Dans son article 5, la Constitution burundaise permet le rétablissement de la monarchie, mais en passant par un référendum. Au-delà du texte, le retour à la monarchie est-il vraiment possible dans les circonstances actuelles ? Le blogueur Blaise Migabo s’est entretenu avec le professeur historien Émile Mworoha.
C’est avec l’accord de paix d’Arusha de 2000 et la Constitution de 2005 qui en ressort que l’on voit réapparaître la notion de royauté puisqu’il y est bien mentionné que «le statut et le rétablissement de la monarchie peuvent faire l’objet du référendum. Tout parti militant pacifiquement en faveur de la restauration de la monarchie a le droit de fonctionner » (Article 4 Constitution 2005). Avec le texte fondamental de 2018, l’article revient mais avec une petite nuance, la formulation a évolué de « … peuvent faire l’objet d’un référendum » à « doivent faire l’objet d’un référendum ».
Pour le professeur Émile Mworoha, « il ne faut pas se faire d’illusions, la monarchie ou le retour à la monarchie est théoriquement possible mais parait très improbable car le Burundi est tellement ancré dans la république.»
Effectivement, trop d’eau a coulé sous les ponts depuis l’abolition de la monarchie le 28 novembre 1966. Les symboles, déjà chancelants de la monarchie, ont presque tous disparu depuis lors. «La monarchie avait survécu à l’époque coloniale bien que celle-ci l’avait vidée de ses contenus comme la suppression des ‘‘hommes du secret’’ qui étaient chargés de l’organisation de l’ « Umuganuro » tout comme ceux chargés de l’entretien des tombeaux royaux, l’entrée en clandestinité du tambour ‘‘Karyenda ’’, etc.», rappelle le professeur.

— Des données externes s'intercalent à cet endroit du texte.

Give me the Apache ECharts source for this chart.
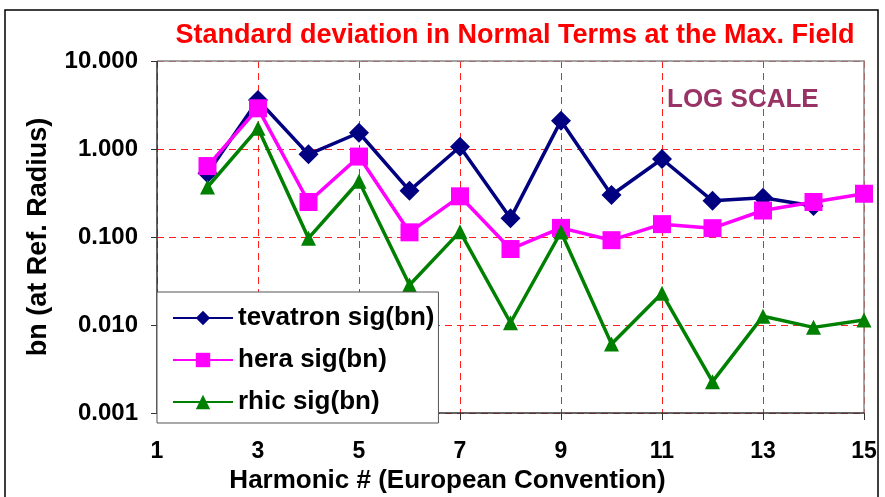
<!DOCTYPE html>
<html>
<head>
<meta charset="utf-8">
<script src="https://cdn.jsdelivr.net/npm/echarts@6/dist/echarts.min.js"></script>
<style>
  html, body { margin: 0; padding: 0; background: #fff; }
  #chart { width: 885px; height: 497px; }
</style>
</head>
<body>
<div id="chart"></div>
<script>
// 谐波序号 (European convention)
const harmonics = [2, 3, 4, 5, 6, 7, 8, 9, 10, 11, 12, 13, 14, 15];
// 各机器的标准差
const tevatron = [0.53, 3.6, 0.87, 1.53, 0.336, 1.06, 0.163, 2.1, 0.30, 0.77, 0.258, 0.28, 0.225, null];
const hera = [0.64, 2.9, 0.25, 0.82, 0.113, 0.29, 0.073, 0.127, 0.092, 0.14, 0.126, 0.20, 0.25, 0.31];
const rhic = [0.37, 1.72, 0.097, 0.43, 0.0285, 0.115, 0.0106, 0.114, 0.0061, 0.0229, 0.00227, 0.0126, 0.0094, 0.0114];
const seriesNames = ['tevatron sig(bn)', 'hera sig(bn)', 'rhic sig(bn)'];

const font = 'Liberation Sans, Arial, sans-serif';
const pairs = arr => harmonics.map((h, i) => [h, arr[i]]).filter(p => p[1] != null);

const chart = echarts.init(document.getElementById('chart'), null, { renderer: 'canvas' });

// 绘图区位置
const plotL = 157, plotT = 61, plotR = 864, plotB = 413;

const option = {
  animation: false,
  backgroundColor: '#fff',
  title: {
    text: 'Standard deviation in Normal Terms at the Max. Field',
    left: 510,
    top: 17,
    textAlign: 'center',
    textStyle: { color: '#ff0000', fontFamily: font, fontWeight: 'bold', fontSize: 27 }
  },
  grid: {
    left: plotL, top: plotT, right: 885 - plotR, bottom: 497 - plotB,
    show: false, containLabel: false, outerBoundsMode: 'none'
  },
  xAxis: {
    type: 'value',
    min: 1,
    max: 15,
    interval: 2,
    name: 'Harmonic # (European Convention)',
    nameLocation: 'middle',
    nameGap: 51,
    nameTextStyle: { color: '#000', fontFamily: font, fontWeight: 'bold', fontSize: 26, padding: [0, 126, 0, 0] },
    axisLine: { show: false },
    axisTick: { show: true, length: 7, lineStyle: { color: '#333' } },
    axisLabel: { color: '#000', fontFamily: font, fontWeight: 'bold', fontSize: 23, margin: 27 },
    splitLine: { show: true, lineStyle: { color: '#ff2020', type: [7, 5], width: 1 } }
  },
  yAxis: {
    type: 'log',
    logBase: 10,
    min: 0.001,
    max: 10,
    name: 'bn (at Ref. Radius)',
    nameLocation: 'middle',
    nameGap: 105,
    nameTextStyle: { color: '#000', fontFamily: font, fontWeight: 'bold', fontSize: 27 },
    axisLine: { show: false },
    axisTick: { show: true, length: 6, lineStyle: { color: '#333' } },
    axisLabel: {
      color: '#000', fontFamily: font, fontWeight: 'bold', fontSize: 24, margin: 19,
      formatter: v => v.toFixed(3)
    },
    splitLine: { show: true, lineStyle: { color: '#ff2020', type: [7, 5], width: 1 } }
  },
  legend: {
    orient: 'vertical',
    left: 157,
    top: 292,
    data: seriesNames,
    backgroundColor: '#fff',
    borderColor: '#555',
    borderWidth: 1,
    padding: [13, 4, 8, 15],
    itemWidth: 60,
    itemHeight: 18,
    itemGap: 16,
    textStyle: { color: '#000', fontFamily: font, fontWeight: 'bold', fontSize: 26 },
    z: 10
  },
  series: [
    {
      name: seriesNames[0],
      type: 'line',
      data: pairs(tevatron),
      symbol: 'diamond',
      symbolSize: 20,
      lineStyle: { color: '#000080', width: 3.5 },
      itemStyle: { color: '#000080' },
      z: 3
    },
    {
      name: seriesNames[1],
      type: 'line',
      data: pairs(hera),
      symbol: 'rect',
      symbolSize: 18,
      lineStyle: { color: '#ff00ff', width: 3.5 },
      itemStyle: { color: '#ff00ff' },
      z: 4
    },
    {
      name: seriesNames[2],
      type: 'line',
      data: pairs(rhic),
      symbol: 'triangle',
      symbolSize: 15,
      lineStyle: { color: '#008000', width: 3.5 },
      itemStyle: { color: '#008000' },
      z: 5
    }
  ],
  graphic: [
    // 外框
    {
      type: 'rect', z: 100, silent: true,
      shape: { x: 5, y: 10, width: 873, height: 500 },
      style: { fill: null, stroke: '#000', lineWidth: 1.5 }
    },
    // 绘图区上边和右边的灰线
    {
      type: 'polyline', z: 1, silent: true,
      shape: { points: [[plotL, plotT], [plotR, plotT], [plotR, plotB]] },
      style: { fill: null, stroke: '#888', lineWidth: 1.5 }
    },
    // 左边和底边的坐标轴线
    {
      type: 'polyline', z: 1, silent: true,
      shape: { points: [[plotL, plotT], [plotL, plotB], [plotR, plotB]] },
      style: { fill: null, stroke: '#333', lineWidth: 1.5 }
    },
    {
      type: 'text', z: 100, silent: true,
      left: 667, top: 87,
      style: { text: 'LOG SCALE', fill: '#993366', font: 'bold 26px ' + font }
    }
  ]
};

chart.setOption(option);
</script>
</body>
</html>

Mais plus tard, le travail de sape entamé pendant la colonisation a été perpétué par les républiques qui se sont succédé et a contribué à reléguer la monarchie à une réalité assez anecdotique.
Restauration de façade
Pourtant, l’Accord d’Arusha avait essayé de revaloriser le titre de Prince « Umuganwa» . « Vous verrez par exemple qu’actuellement des personnes de la famille royale mettent sur leurs cartes de visite des inscriptions comme ‘‘Prince ou Princesse tel(le)’’ ou qu’à la radio on dise ‘‘Prince ou Princesse tel(le)’’ en cas de décès par exemple. C’est également dans ce contexte que le Parti monarchique parlementaire, qui milite pour un retour à la monarchie, travaille en toute légalité » , explique l’historien.
Quant au fait que la princesse Rosa Paula Iribagiza, ait été présentée, en 2010 par sa famille, comme l’ « héritière de la Maison Royale » alors qu’il n’y a pas d’institution royale à proprement parler, le professeur Mworoha trouve normal que la seule enfant encore en vie de Mwambutsa IV soit valorisée par tous ceux qui se réclament de l’héritage monarchique. Et de nuancer : « Mais cela n’empêche pas qu’actuellement les membres des familles royales sont devenus des citoyens ordinaires. Leur prestige ‘‘supposé’’ est tout simplement de s’appeler Prince ou Princesse». Et de se demander « si les autres n’en rigolent pas ».